Mas sem muitas delongas volta ao palco munido com um violão, conta mais histórias e nos presenteia com um dos melhores momentos do show com sua interpretação de violão e voz de Coast To Coast, do Trapeze. Sozinho, no alto dos seus setenta e poucos, mostra toda sua veia blues, sua voz cintilante no ar com aquele lamento arrepiante. Momento marcante do show. Da sua super banda recente, manda um Black Country, de 2010, e obviamente fecha o show com Burn. Aquela coisa, se ele não toca Burn, o contratante não paga e o público sai chateado, e mais um vez, como ele fez há mais de 50 anos com seu baixo em punho e seus falsetes e gritinhos, interpreta o clássico do Deep Purple, fecha o show com alto estilo e muitos celulares no alto filmando o momento. Chama a conta e passa a régua que o que tivemos foi uma aula magna da carreira do Glenn Hughes.

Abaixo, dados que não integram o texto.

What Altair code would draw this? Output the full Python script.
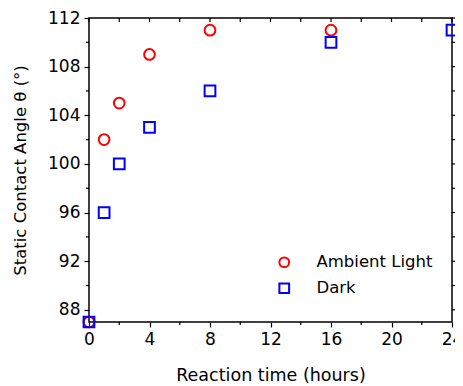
import altair as alt
import pandas as pd

hours_light = [0, 1, 2, 4, 8, 16]
angle_light = [87, 102, 105, 109, 111, 111]
hours_dark = [0, 1, 2, 4, 8, 16, 24]
angle_dark = [87, 96, 100, 103, 106, 110, 111]

x_major = [0, 4, 8, 12, 16, 20, 24]
x_minor = [2, 6, 10, 14, 18, 22]
y_major = [88, 92, 96, 100, 104, 108, 112]
y_minor = [90, 94, 98, 102, 106, 110]

W, H = 363, 304
FONT = "DejaVu Sans"

df = pd.DataFrame({
    "t": hours_light + hours_dark,
    "a": angle_light + angle_dark,
    "s": ["Ambient Light"] * len(hours_light) + ["Dark"] * len(hours_dark),
})

xs = alt.Scale(domain=[0, 24], nice=False, zero=False)
ys = alt.Scale(domain=[87, 112], nice=False, zero=False)

leg = alt.Legend(title=None, orient="none", legendX=187, legendY=236,
                 labelFontSize=16.5, labelFont=FONT, labelColor="black",
                 symbolStrokeWidth=2, symbolSize=95, rowPadding=7,
                 labelOffset=24, symbolFillColor="transparent")

points = alt.Chart(df).mark_point(filled=False, strokeWidth=2, size=115, opacity=1).encode(
    x=alt.X("t:Q", scale=xs, title="Reaction time (hours)",
            axis=alt.Axis(values=x_major, tickSize=5, tickWidth=1.2, labelPadding=4,
                          titlePadding=19, grid=False, domain=False, tickColor="black",
                          labelColor="black", labelFontSize=17, titleFontSize=17.5,
                          labelFont=FONT, titleFont=FONT, titleFontWeight="normal",
                          labelFlush=False)),
    y=alt.Y("a:Q", scale=ys, title="Static Contact Angle θ (°)",
            axis=alt.Axis(values=y_major, tickSize=5, tickWidth=1.2, labelPadding=4,
                          titlePadding=19, grid=False, domain=False, tickColor="black",
                          labelColor="black", labelFontSize=17, titleFontSize=16.5,
                          labelFont=FONT, titleFont=FONT, titleFontWeight="normal",
                          labelFlush=False)),
    shape=alt.Shape("s:N", scale=alt.Scale(domain=["Ambient Light", "Dark"], range=["circle", "square"]),
                    legend=leg),
    color=alt.Color("s:N", scale=alt.Scale(domain=["Ambient Light", "Dark"], range=["#ff0000", "#0000ff"]),
                    legend=leg),
)

mx = pd.DataFrame({"v": x_minor})
my = pd.DataFrame({"v": y_minor})
MX = pd.DataFrame({"v": x_major + x_minor})
MY = pd.DataFrame({"v": y_major + y_minor})

bot_minor = alt.Chart(mx).mark_rule(color="black", strokeWidth=1.2).encode(
    x=alt.X("v:Q", scale=xs), y=alt.value(H), y2=alt.value(H + 3))
left_minor = alt.Chart(my).mark_rule(color="black", strokeWidth=1.2).encode(
    y=alt.Y("v:Q", scale=ys), x=alt.value(0), x2=alt.value(-3))
top_ticks = alt.Chart(MX).mark_rule(color="black", strokeWidth=1.2).encode(
    x=alt.X("v:Q", scale=xs), y=alt.value(0), y2=alt.value(4))
right_ticks = alt.Chart(MY).mark_rule(color="black", strokeWidth=1.2).encode(
    y=alt.Y("v:Q", scale=ys), x=alt.value(W), x2=alt.value(W + 4))

chart = alt.layer(bot_minor, left_minor, top_ticks, right_ticks, points).properties(
    width=W, height=H,
    autosize=alt.AutoSizeParams(type="none"),
    padding={"left": 81, "top": 10, "right": 3, "bottom": 64},
).configure_view(stroke="black", strokeWidth=1.5).configure_axis(labelFont=FONT, titleFont=FONT)

chart.save("out.html", embed_options={"renderer": "svg", "actions": False})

Público satisfeito, noite perfeita e mais uma aula de rock, de um cara que teve uma vida turbulenta mas que jamais perdeu o trem da história, sempre acompanhando vertentes, produzindo, e o principal, tendo uma vida própria. Glenn Hughes nunca precisou se escorar na sua banda antiga, ele é apenas Glenn Hughes, uma lenda, a voz do rock que continua cantando muito e munido de seu baixo encantando por onde passa.